Spacious interior for Net Zero Energy Modern House
Net Zero Energy Modern House is a 2011 residential architectural project by San Francisco-based interior designers and architects Klopf Architecture. The spacious home has plenty of character and is located in Cupertino, California.
According to the architects: “The owners de-constructed their existing house when they realised that any single-storey design meeting their needs would completely eliminate their back yard. They directed us to design them a new two-level home that could score as high as reasonable in the Build It Green “GreenPoint Rated” system, would be a contemporary interpretation of the Eichler style, and would also make their neighbours happy. They wanted to maintain their privacy, but also wanted an open, light-filled interior design.

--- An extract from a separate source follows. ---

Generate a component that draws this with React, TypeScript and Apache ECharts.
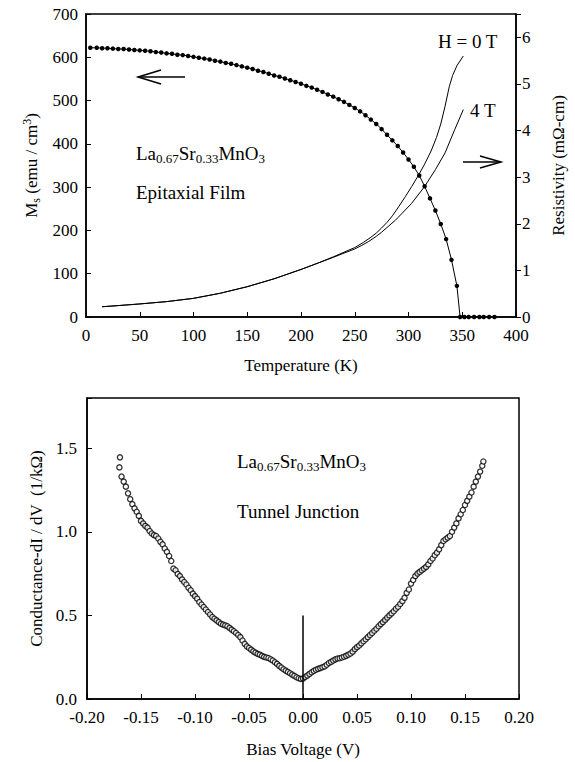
import React, { useEffect, useRef } from 'react';
import * as echarts from 'echarts';

// ---- Top panel: saturation magnetization vs temperature ----
const tempMs = [4, 10, 15, 20, 25, 30, 35, 40, 45, 50, 55, 60, 65, 70, 75, 80, 85, 90, 95, 100,
  105, 110, 115, 120, 125, 130, 135, 140, 145, 150, 155, 160, 165, 170, 175, 180, 185, 190, 195, 200,
  205, 210, 215, 220, 225, 230, 235, 240, 245, 250, 255, 260, 265, 270, 275, 280, 285, 290, 295, 300,
  305, 310, 315, 320, 325, 330, 335, 340, 345, 348, 352, 356, 361, 366, 370, 375, 380];
const msValues = [622, 622, 621, 621, 620, 619, 619, 618, 617, 616, 615, 614, 612, 611, 609, 608, 606, 605, 603, 601,
  599, 597, 595, 592, 590, 587, 585, 582, 579, 576, 573, 569, 566, 562, 558, 555, 551, 547, 543, 539,
  534, 530, 525, 520, 514, 509, 503, 497, 490, 483, 475, 466, 456, 446, 434, 421, 408, 395, 380, 364,
  347, 327, 302, 274, 246, 215, 180, 132, 72, 0, 0, 0, 0, 0, 0, 0, 0];

// ---- Top panel: resistivity vs temperature (H = 0 T and 4 T) ----
const tempRho0 = [15, 30, 50, 75, 100, 125, 150, 175, 200, 215, 230, 240, 250, 258, 265, 270, 275, 280, 285, 291,
  297, 303, 309, 315, 321, 326, 330, 334, 338, 341, 345, 351];
const rho0T = [0.22, 0.245, 0.28, 0.33, 0.40, 0.51, 0.65, 0.82, 1.02, 1.15, 1.29, 1.39, 1.49, 1.60, 1.71, 1.80, 1.91, 2.03, 2.17, 2.37,
  2.58, 2.80, 3.03, 3.28, 3.56, 3.85, 4.14, 4.52, 4.95, 5.18, 5.39, 5.60];
const tempRho4 = [15, 30, 50, 75, 100, 125, 150, 175, 200, 215, 230, 240, 250, 256, 263, 270, 275, 288, 303, 315,
  325, 334, 343, 351];
const rho4T = [0.22, 0.245, 0.28, 0.33, 0.40, 0.51, 0.65, 0.82, 1.02, 1.15, 1.28, 1.37, 1.46, 1.53, 1.62, 1.73, 1.82, 2.08, 2.44, 2.80,
  3.16, 3.52, 4.02, 4.45];

// ---- Bottom panel: conductance vs bias voltage ----
const biasV = [
  -0.170, -0.1695, -0.168, -0.166, -0.164, -0.162, -0.160, -0.158, -0.156, -0.154, -0.152,
  -0.150, -0.148, -0.146, -0.144, -0.142, -0.140, -0.138, -0.136, -0.134, -0.132,
  -0.130, -0.128, -0.126, -0.124, -0.122, -0.120, -0.118, -0.116, -0.114, -0.112,
  -0.110, -0.108, -0.106, -0.104, -0.102, -0.100, -0.098, -0.096, -0.094, -0.092,
  -0.090, -0.088, -0.086, -0.084, -0.082, -0.080, -0.078, -0.076, -0.074, -0.072,
  -0.070, -0.068, -0.066, -0.064, -0.062, -0.060, -0.058, -0.056, -0.054, -0.052,
  -0.050, -0.048, -0.046, -0.044, -0.042, -0.040, -0.038, -0.036, -0.034, -0.032,
  -0.030, -0.028, -0.026, -0.024, -0.022, -0.020, -0.018, -0.016, -0.014, -0.012,
  -0.010, -0.008, -0.006, -0.004, -0.002, 0.000,
  0.002, 0.004, 0.006, 0.008, 0.010, 0.012, 0.014, 0.016, 0.018, 0.020,
  0.022, 0.024, 0.026, 0.028, 0.030, 0.032, 0.034, 0.036, 0.038, 0.040,
  0.042, 0.044, 0.046, 0.048, 0.050, 0.052, 0.054, 0.056, 0.058, 0.060,
  0.062, 0.064, 0.066, 0.068, 0.070, 0.072, 0.074, 0.076, 0.078, 0.080,
  0.082, 0.084, 0.086, 0.088, 0.090, 0.092, 0.094, 0.096, 0.098, 0.100,
  0.102, 0.104, 0.106, 0.108, 0.110, 0.112, 0.114, 0.116, 0.118, 0.120,
  0.122, 0.124, 0.126, 0.128, 0.130, 0.132, 0.134, 0.136, 0.138, 0.140,
  0.142, 0.144, 0.146, 0.148, 0.150, 0.152, 0.154, 0.156, 0.158, 0.160,
  0.162, 0.164, 0.166, 0.167];
const conductance = [
  1.385, 1.445, 1.33, 1.30, 1.27, 1.23, 1.195, 1.165, 1.14, 1.12, 1.095,
  1.065, 1.05, 1.035, 1.025, 1.005, 0.99, 0.98, 0.975, 0.96, 0.94,
  0.925, 0.90, 0.88, 0.855, 0.825, 0.78, 0.77, 0.748, 0.735, 0.715,
  0.70, 0.685, 0.665, 0.65, 0.63, 0.615, 0.60, 0.58, 0.565, 0.55,
  0.535, 0.52, 0.505, 0.49, 0.48, 0.47, 0.46, 0.45, 0.445, 0.44,
  0.435, 0.425, 0.415, 0.405, 0.395, 0.383, 0.37, 0.35, 0.33, 0.315,
  0.305, 0.295, 0.285, 0.277, 0.27, 0.265, 0.258, 0.252, 0.248, 0.245,
  0.238, 0.23, 0.22, 0.21, 0.198, 0.188, 0.178, 0.17, 0.162, 0.154,
  0.146, 0.138, 0.13, 0.124, 0.12, 0.122,
  0.132, 0.14, 0.15, 0.16, 0.168, 0.175, 0.18, 0.185, 0.19, 0.195,
  0.205, 0.215, 0.222, 0.23, 0.237, 0.242, 0.244, 0.248, 0.253, 0.258,
  0.265, 0.272, 0.283, 0.298, 0.31, 0.32, 0.333, 0.345, 0.357, 0.37,
  0.383, 0.395, 0.408, 0.42, 0.435, 0.448, 0.46, 0.473, 0.487, 0.50,
  0.512, 0.525, 0.54, 0.552, 0.568, 0.585, 0.605, 0.635, 0.655, 0.69,
  0.712, 0.735, 0.75, 0.76, 0.77, 0.78, 0.79, 0.805, 0.825, 0.84,
  0.86, 0.875, 0.895, 0.92, 0.945, 0.955, 0.965, 0.975, 1.0, 1.025,
  1.05, 1.08, 1.105, 1.13, 1.16, 1.185, 1.21, 1.235, 1.27, 1.30,
  1.33, 1.36, 1.395, 1.42];

// zero-bias marker line
const zeroBiasV = [0, 0];
const zeroBiasG = [0, 0.5];

const zip = (a: number[], b: number[]) => a.map((v, i) => [v, b[i]]);

const FONT = 'Liberation Serif';
const BLACK = '#000';

const richStyles = (size: number) => ({
  n: { fontFamily: FONT, fontSize: size, color: BLACK, fill: BLACK },
  s: { fontFamily: FONT, fontSize: Math.round(size * 0.7), color: BLACK, fill: BLACK, padding: [Math.round(size * 0.55), 0, 0, 0] },
  p: { fontFamily: FONT, fontSize: Math.round(size * 0.7), color: BLACK, fill: BLACK, padding: [0, 0, Math.round(size * 0.55), 0] },
});

export default function App() {
  const ref = useRef<HTMLDivElement>(null);

  useEffect(() => {
    const chart = echarts.init(ref.current!, null, { renderer: 'svg' });

    const tickLabel = { fontFamily: FONT, fontSize: 17, color: BLACK };
    const axisLine = { show: true, onZero: false, lineStyle: { color: BLACK, width: 1.5 } };

    const option: any = {
      animation: false,
      backgroundColor: '#fff',
      grid: [
        { left: 86, right: 57, top: 14, height: 303, show: true, borderColor: BLACK, borderWidth: 1.5, backgroundColor: 'transparent' },
        { left: 87, right: 56, top: 398, height: 301, show: true, borderColor: BLACK, borderWidth: 1.5, backgroundColor: 'transparent' },
      ],
      xAxis: [
        {
          type: 'value', gridIndex: 0, min: 0, max: 400, interval: 50,
          axisLine, splitLine: { show: false },
          axisTick: { show: true, inside: true, length: 5, lineStyle: { color: BLACK, width: 1 } },
          axisLabel: { ...tickLabel, margin: 10 },
          name: 'Temperature (K)', nameLocation: 'middle', nameGap: 40,
          nameTextStyle: { fontFamily: FONT, fontSize: 17, color: BLACK },
        },
        {
          type: 'value', gridIndex: 1, min: -0.2, max: 0.2, interval: 0.05,
          axisLine, splitLine: { show: false },
          axisTick: { show: true, inside: true, length: 5, lineStyle: { color: BLACK, width: 1 } },
          axisLabel: { ...tickLabel, margin: 10, formatter: (v: number) => v.toFixed(2) },
          name: 'Bias Voltage (V)', nameLocation: 'middle', nameGap: 42,
          nameTextStyle: { fontFamily: FONT, fontSize: 17, color: BLACK },
        },
      ],
      yAxis: [
        {
          type: 'value', gridIndex: 0, min: 0, max: 700, interval: 100,
          axisLine, splitLine: { show: false },
          axisTick: { show: true, inside: true, length: 5, lineStyle: { color: BLACK, width: 1 } },
          axisLabel: { ...tickLabel, margin: 8 },
          name: '{n|M}{s|s}{n| (emu / cm}{p|3}{n|)}', nameLocation: 'middle', nameGap: 44,
          nameTextStyle: { rich: richStyles(17) },
        },
        {
          type: 'value', gridIndex: 0, position: 'right', min: 0, max: 6.5, interval: 1,
          axisLine, splitLine: { show: false },
          axisTick: { show: true, inside: false, length: 5, lineStyle: { color: BLACK, width: 1 } },
          axisLabel: { ...tickLabel, margin: 6, formatter: (v: number) => (Math.abs(v - Math.round(v)) < 1e-6 ? String(Math.round(v)) : '') },
          name: 'Resistivity (mΩ-cm)', nameLocation: 'middle', nameGap: 34, nameRotate: 90,
          nameTextStyle: { fontFamily: FONT, fontSize: 17, color: BLACK },
        },
        {
          type: 'value', gridIndex: 1, min: 0, max: 1.8, interval: 0.5,
          axisLine, splitLine: { show: false },
          axisTick: { show: true, inside: true, length: 5, lineStyle: { color: BLACK, width: 1 } },
          axisLabel: { ...tickLabel, margin: 10, formatter: (v: number) => (Math.abs(v * 2 - Math.round(v * 2)) < 1e-6 ? v.toFixed(1) : '') },
          name: 'Conductance-dI / dV  (1/kΩ)', nameLocation: 'middle', nameGap: 40,
          nameTextStyle: { fontFamily: FONT, fontSize: 17, color: BLACK },
        },
      ],
      series: [
        {
          type: 'line', xAxisIndex: 0, yAxisIndex: 0, data: zip(tempMs, msValues),
          symbol: 'circle', symbolSize: 4.5, showAllSymbol: true,
          itemStyle: { color: BLACK }, lineStyle: { color: BLACK, width: 1 },
        },
        {
          type: 'line', xAxisIndex: 0, yAxisIndex: 1, data: zip(tempRho0, rho0T),
          symbol: 'none', smooth: false, lineStyle: { color: BLACK, width: 1 },
        },
        {
          type: 'line', xAxisIndex: 0, yAxisIndex: 1, data: zip(tempRho4, rho4T),
          symbol: 'none', smooth: false, lineStyle: { color: BLACK, width: 1 },
        },
        {
          type: 'scatter', xAxisIndex: 1, yAxisIndex: 2, data: zip(biasV, conductance),
          symbol: 'circle', symbolSize: 5.2,
          itemStyle: { color: '#fff', borderColor: BLACK, borderWidth: 1.3 },
        },
        {
          type: 'line', xAxisIndex: 1, yAxisIndex: 2, data: zip(zeroBiasV, zeroBiasG),
          symbol: 'none', lineStyle: { color: BLACK, width: 1.5 }, z: 3,
        },
      ],
      graphic: [
        { type: 'text', x: 136, y: 142, style: { text: '{n|La}{s|0.67}{n|Sr}{s|0.33}{n|MnO}{s|3}', rich: richStyles(19) } },
        { type: 'text', x: 136, y: 183, style: { text: 'Epitaxial Film', font: `19px ${FONT}`, fill: BLACK } },
        { type: 'text', x: 438, y: 32, style: { text: 'H = 0 T', font: `19px ${FONT}`, fill: BLACK } },
        { type: 'text', x: 470, y: 101, style: { text: '4 T', font: `19px ${FONT}`, fill: BLACK } },
        { type: 'text', x: 237, y: 450, style: { text: '{n|La}{s|0.67}{n|Sr}{s|0.33}{n|MnO}{s|3}', rich: richStyles(19) } },
        { type: 'text', x: 237, y: 502, style: { text: 'Tunnel Junction', font: `19px ${FONT}`, fill: BLACK } },
        // left arrow (points to the magnetization axis)
        { type: 'line', shape: { x1: 138, y1: 77, x2: 185, y2: 77 }, style: { stroke: BLACK, lineWidth: 1.5 } },
        { type: 'polyline', shape: { points: [[161, 70], [138, 77], [161, 84]] }, style: { stroke: BLACK, lineWidth: 1.5, fill: 'none' } },
        // right arrow (points to the resistivity axis)
        { type: 'line', shape: { x1: 463, y1: 162, x2: 501, y2: 162 }, style: { stroke: BLACK, lineWidth: 1.5 } },
        { type: 'polyline', shape: { points: [[480, 156], [501, 162], [480, 168]] }, style: { stroke: BLACK, lineWidth: 1.5, fill: 'none' } },
      ],
    };

    chart.setOption(option);
    return () => chart.dispose();
  }, []);

  return <div ref={ref} style={{ position: 'fixed', left: 0, top: 0, width: 575, height: 762, background: '#fff' }} />;
}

“The owners both work from home, and wanted this to be their ‘final’ residence, so we needed a larger-than-normal home to suit their lifestyle needs. Instead of adding a second story on top (which would’ve annoyed the neighbors) they opted for a partially-submerged lower level, which we designed to seem as little like a basement as possible (with a pulled-back floor plate, a light-filled “atrium” and a lower level light well).
“To preserve privacy, bring in light while minimising unwanted solar heat gain, and provide connection to nature, we oriented a large window wall north to the back yard, sloping the ceiling of the great room up to increase the light and connection to nature in that space. The sloping roof also provides a surface suitable for mounting the 13.4 kW PV system. Other building faces have smaller, punched windows that maximize privacy.

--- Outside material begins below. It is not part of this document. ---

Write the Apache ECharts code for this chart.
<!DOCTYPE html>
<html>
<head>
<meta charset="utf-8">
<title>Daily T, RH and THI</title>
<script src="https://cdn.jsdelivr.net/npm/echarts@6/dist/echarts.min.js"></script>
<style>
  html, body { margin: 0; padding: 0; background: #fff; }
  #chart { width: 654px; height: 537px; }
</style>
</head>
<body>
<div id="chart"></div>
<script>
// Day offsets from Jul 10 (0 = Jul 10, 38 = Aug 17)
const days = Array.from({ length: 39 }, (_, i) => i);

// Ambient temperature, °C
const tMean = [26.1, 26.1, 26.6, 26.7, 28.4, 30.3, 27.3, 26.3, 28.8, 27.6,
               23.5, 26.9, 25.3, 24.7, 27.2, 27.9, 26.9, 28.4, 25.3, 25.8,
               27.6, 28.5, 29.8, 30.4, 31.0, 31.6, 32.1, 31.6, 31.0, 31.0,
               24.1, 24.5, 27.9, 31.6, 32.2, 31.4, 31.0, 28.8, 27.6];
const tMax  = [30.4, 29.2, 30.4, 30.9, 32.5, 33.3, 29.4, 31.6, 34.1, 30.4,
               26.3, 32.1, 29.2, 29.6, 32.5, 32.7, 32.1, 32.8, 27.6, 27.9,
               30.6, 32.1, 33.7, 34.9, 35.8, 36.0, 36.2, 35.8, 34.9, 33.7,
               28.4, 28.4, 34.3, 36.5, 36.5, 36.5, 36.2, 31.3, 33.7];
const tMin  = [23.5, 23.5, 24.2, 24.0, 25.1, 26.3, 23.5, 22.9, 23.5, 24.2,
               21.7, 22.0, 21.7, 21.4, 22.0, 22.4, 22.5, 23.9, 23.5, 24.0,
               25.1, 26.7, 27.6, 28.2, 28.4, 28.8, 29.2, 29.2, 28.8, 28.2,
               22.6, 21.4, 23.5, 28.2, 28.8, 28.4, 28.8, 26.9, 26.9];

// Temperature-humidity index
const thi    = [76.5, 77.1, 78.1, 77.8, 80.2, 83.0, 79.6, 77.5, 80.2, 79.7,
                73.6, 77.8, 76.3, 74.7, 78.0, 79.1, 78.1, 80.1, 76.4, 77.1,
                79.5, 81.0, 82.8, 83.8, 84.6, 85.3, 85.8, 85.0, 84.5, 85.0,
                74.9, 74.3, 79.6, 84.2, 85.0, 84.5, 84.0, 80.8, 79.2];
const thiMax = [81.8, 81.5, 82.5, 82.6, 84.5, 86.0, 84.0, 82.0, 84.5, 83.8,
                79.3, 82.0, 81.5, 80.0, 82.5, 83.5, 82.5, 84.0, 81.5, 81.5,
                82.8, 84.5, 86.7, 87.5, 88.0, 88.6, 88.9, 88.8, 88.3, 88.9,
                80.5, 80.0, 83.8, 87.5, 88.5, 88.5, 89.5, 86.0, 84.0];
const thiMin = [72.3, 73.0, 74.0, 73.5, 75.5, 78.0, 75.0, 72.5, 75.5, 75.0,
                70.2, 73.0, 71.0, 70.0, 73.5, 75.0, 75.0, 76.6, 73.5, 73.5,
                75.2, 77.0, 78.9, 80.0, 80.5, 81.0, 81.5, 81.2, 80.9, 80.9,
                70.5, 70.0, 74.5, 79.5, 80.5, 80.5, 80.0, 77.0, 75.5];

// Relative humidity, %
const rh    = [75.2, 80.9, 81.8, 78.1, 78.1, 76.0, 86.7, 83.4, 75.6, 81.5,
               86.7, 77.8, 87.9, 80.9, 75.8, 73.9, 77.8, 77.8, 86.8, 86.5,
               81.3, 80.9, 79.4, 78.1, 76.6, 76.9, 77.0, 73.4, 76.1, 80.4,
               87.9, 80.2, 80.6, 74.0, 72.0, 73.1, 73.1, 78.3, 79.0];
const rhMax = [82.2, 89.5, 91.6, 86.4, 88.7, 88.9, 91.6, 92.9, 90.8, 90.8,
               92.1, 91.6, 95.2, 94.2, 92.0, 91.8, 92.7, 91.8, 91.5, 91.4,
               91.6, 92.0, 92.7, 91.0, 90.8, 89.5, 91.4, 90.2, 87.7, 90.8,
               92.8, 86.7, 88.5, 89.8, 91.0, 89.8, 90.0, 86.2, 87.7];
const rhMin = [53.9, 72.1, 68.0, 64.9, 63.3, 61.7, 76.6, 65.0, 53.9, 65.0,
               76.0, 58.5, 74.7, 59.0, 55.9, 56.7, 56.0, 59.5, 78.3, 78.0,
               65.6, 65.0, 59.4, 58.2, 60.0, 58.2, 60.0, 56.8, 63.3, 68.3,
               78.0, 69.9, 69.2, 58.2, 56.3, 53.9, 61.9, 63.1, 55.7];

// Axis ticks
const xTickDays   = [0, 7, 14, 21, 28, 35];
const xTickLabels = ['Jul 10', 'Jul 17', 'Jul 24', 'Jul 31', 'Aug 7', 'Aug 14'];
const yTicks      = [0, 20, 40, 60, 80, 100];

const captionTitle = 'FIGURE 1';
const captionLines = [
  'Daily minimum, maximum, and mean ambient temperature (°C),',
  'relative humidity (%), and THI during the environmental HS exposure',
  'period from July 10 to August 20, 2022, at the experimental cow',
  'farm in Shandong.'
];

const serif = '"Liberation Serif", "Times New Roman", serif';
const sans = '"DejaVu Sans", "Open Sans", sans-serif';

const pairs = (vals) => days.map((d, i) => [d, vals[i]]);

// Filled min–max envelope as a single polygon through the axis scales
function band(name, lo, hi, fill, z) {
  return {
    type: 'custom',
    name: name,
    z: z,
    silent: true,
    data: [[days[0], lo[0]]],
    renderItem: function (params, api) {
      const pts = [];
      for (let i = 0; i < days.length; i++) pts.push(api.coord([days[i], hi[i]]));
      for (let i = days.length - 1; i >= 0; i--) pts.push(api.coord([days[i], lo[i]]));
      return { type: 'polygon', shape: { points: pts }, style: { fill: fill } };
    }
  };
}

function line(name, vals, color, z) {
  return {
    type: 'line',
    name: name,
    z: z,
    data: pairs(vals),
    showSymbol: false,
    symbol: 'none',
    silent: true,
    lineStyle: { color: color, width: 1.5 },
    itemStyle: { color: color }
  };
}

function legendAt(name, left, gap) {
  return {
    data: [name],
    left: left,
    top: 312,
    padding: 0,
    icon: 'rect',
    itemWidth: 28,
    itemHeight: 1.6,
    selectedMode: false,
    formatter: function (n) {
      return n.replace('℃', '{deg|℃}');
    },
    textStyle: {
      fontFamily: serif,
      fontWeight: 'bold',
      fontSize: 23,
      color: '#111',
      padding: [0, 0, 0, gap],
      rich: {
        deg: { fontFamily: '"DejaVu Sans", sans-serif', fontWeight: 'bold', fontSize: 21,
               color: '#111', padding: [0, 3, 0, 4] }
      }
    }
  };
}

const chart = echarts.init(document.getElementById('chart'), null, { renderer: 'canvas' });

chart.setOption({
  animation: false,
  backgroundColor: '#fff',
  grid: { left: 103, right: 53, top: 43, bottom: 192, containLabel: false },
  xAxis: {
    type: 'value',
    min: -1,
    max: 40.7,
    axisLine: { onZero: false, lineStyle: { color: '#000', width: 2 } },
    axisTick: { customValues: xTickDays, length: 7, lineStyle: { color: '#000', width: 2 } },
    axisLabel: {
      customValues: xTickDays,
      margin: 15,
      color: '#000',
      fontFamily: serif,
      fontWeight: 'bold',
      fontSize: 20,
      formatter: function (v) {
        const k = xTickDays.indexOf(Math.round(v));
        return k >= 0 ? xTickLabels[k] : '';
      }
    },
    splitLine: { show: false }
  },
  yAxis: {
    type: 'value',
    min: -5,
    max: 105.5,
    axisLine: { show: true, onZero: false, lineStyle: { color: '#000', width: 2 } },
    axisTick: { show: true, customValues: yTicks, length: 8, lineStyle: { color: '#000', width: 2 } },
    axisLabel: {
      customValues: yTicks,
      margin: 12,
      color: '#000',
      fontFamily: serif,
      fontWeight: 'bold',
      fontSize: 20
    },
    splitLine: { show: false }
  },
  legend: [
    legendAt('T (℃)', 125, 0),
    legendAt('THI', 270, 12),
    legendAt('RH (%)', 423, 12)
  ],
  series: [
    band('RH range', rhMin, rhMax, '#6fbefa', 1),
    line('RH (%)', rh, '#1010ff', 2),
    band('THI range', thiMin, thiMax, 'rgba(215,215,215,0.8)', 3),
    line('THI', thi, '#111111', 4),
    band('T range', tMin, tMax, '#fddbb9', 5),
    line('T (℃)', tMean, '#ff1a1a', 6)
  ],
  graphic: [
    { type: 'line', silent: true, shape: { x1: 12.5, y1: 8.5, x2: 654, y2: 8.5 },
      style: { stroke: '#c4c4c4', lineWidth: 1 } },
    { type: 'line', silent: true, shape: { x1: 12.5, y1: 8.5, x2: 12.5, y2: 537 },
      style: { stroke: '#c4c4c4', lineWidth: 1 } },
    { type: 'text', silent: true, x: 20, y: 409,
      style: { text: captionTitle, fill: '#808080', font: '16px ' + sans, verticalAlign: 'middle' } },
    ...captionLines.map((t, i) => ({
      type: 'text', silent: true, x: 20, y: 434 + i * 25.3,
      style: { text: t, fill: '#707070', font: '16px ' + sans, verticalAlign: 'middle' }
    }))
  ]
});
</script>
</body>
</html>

“The owners were very concerned about the environment, specifically about energy and resource efficiency. They directed us to use materials that would last as long as possible while avoiding ‘food for termites’ and designing a high-performance sustainable home. So in conjunction with our Mechanical Engineer we designed a net-zero energy home featuring insulated concrete forms (ICFs), structural insulated panels (SIPs), high-performance windows, cementitious siding, and an 13.4 kW solar Photovoltaic (PV) system sized to cover all the energy use in the house. No natural gas will be used in the home, with the possible exception of a backyard BBQ.”